服装だって、いつのまにかジーパンを穿くことをやめてしまった。
別に彼が何か言ったわけじゃない。私の家のベランダに似たようなジーパンが3本、風にも微動だにせず干されてるのを見た時も、とくに何も言っていなかったし。(ちょっとシュールな絵ではあった)

だけど自分で勝手に、変わっていってる。
ジーパンがどうとかじゃなく、自分の好きな人はわたしのセンスを気にいるのかな、て考えるし、デートに綺麗な格好をしていきたいいい感じと思われたい、とじれじれ変身してゆくのも、心ではないだろうか。時代サクゴかしら。

そんなこんなで。
今までの自分なら選ばないようなものを選んだり、欲しがったりし始めた日々の中で、ふと迎えたこの日は、自分をとりもどした大切な日だった!

自分で書いた本と、旅先から連れてかえった花瓶。
その簡素なブースを前に、用意してもらったパイプ椅子に座る。
目の前を無数の人が通り過ぎていった。こっちを見ることなく行ってしまう人が多い中で、立ち止まって本を手に取り、持って帰ってくれた人がいた。色々な人がいたけど、自分の本を手にしてくれたんだもん、表情や雰囲気にどこかシンパシーを感じてしまう。
あの空間は、まるでどこか遠い国の、砂埃の舞う路上マーケットみたいだなと思う。
実際は東京湾に浮かんだ、人工島の上だけれど。


この場所があることが、たとえいくらか人生をスムーズにいかせていない原因になってたとしても。わたしにとってはかけがえない、業と紙一重のしあわせだなと思う。

来年はもっと計画的に本を出していきたい。
ブースにもっと沢山の本を並べたいし、誰かの心に届くようなものが書けるようになりたい。

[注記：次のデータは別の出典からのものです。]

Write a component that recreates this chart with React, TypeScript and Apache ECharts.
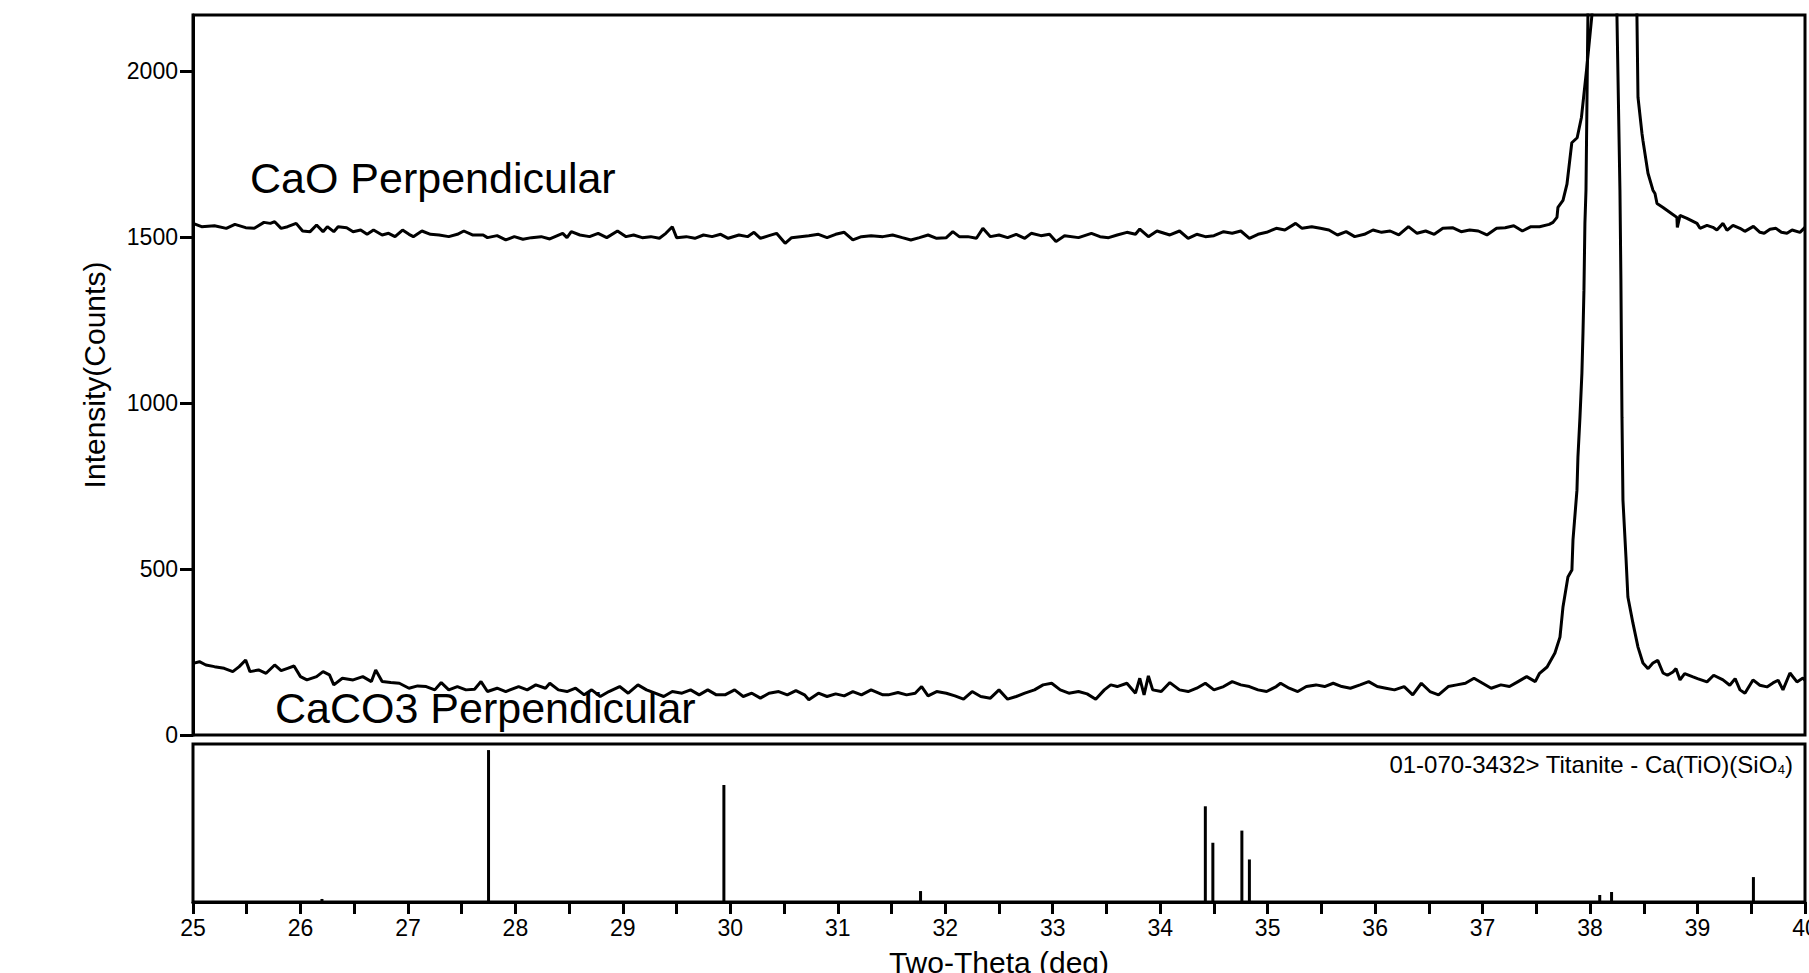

文学フリマ、ブースで本を手に取ってくださった方々、本当にありがとうございました。お一人お一人のお顔がまだ鮮明に思い出せます。
そしてここを見てくださっているかわかりませんが、お隣のブースで出店されていた方、ブックスタンドを貸していただきありがとうございました…!声をかけていただきうれしかったです。

一瞬一瞬でしたが、素敵な出会いがいくつもありました。

感謝です。

ではまた!


p.s. そうそう、この日は久しぶりにジーパンを穿きました。岩手県に一大ひとり旅をした時に四日間穿きとおした(洗え)ジーパンです。
なんてことないブルーのストレートジーンズだけど、飾らず、ナチュラルで挑みたい日の相棒みたいになりつつある。